Il lato oscuro dei social verso la normalizzazione?
Luigi Rosati
Pubblicato il 09/06/2018
Ultimo aggiornamento: 27/11/2018 alle 10:18
Si parla di assuefazione al fenomeno, nel recente studio presentato nell’ambito dell’iniziativa “Parole O_Stili” da parte di SWG sulla percezione del fenomeno dell’hate speech e delle fake news. Se lo scorso anno preoccupati dei contenuti di odio e rabbia sui social erano il 70% degli intervistati, ora risultano solo il 53%; anche rispetto alle fake news il calo va dal 65 al 59%. E si parla di normalizzazione perché circa il 66% delle persone coinvolte nella ricerca ritiene il fenomeno un elemento connaturato e non modificabile contro solo il 23% che lo giudica “passeggero”.
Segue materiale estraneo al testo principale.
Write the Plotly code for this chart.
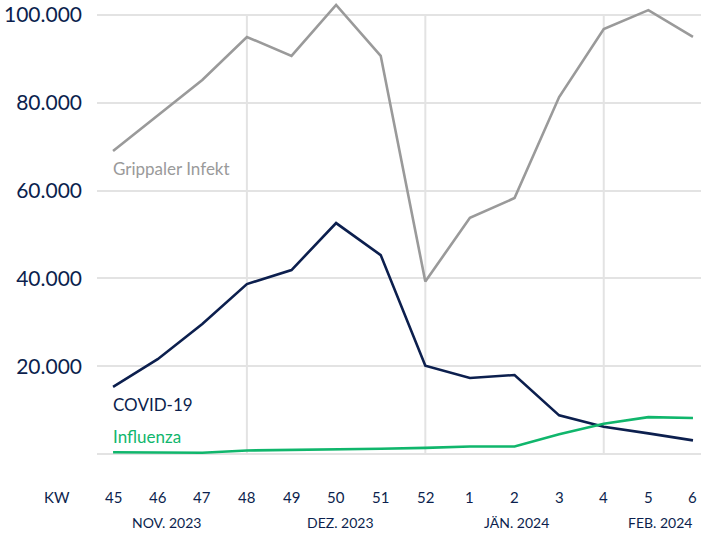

Una parte interessante dell’indagine riguarda il mondo delle imprese; il 58% dei dipendenti afferma che l'uso di linguaggio aggressivo e irrispettoso sia diffuso sul lavoro e che sia addirittura aumentato rispetto a 10 anni fa (per il 47%). L'81% dei dirigenti ritiene che le aziende siano bersaglio di odio e fake news e il 59% afferma di riscontrare difficoltà nel controllo della propria immagine online, soprattutto sui social. Ma come si possono attrezzare le imprese per gestire questo fenomeno? Secondo gli intervistati alle aziende mancano soprattutto competenze (42%), risorse umane (30%), approccio mentale e culturale al fenomeno (24%), investimenti (20%), pratica ed esperienza (18%). Per la quasi totalità dei dirigenti (95%) la buona educazione e il linguaggio incidono sulla brand reputation delle imprese, anche se il 43% ritiene che una pubblicità che utilizzi toni forti sia più efficace.
Dunque la questione della cattiva comunicazione online è un problema chiaro per imprese e lavoratori ma rischia comunque di essere sottovalutato, specie rispetto alle contromisure che si possono prendere per gestirlo e, più che altro, eliminarlo.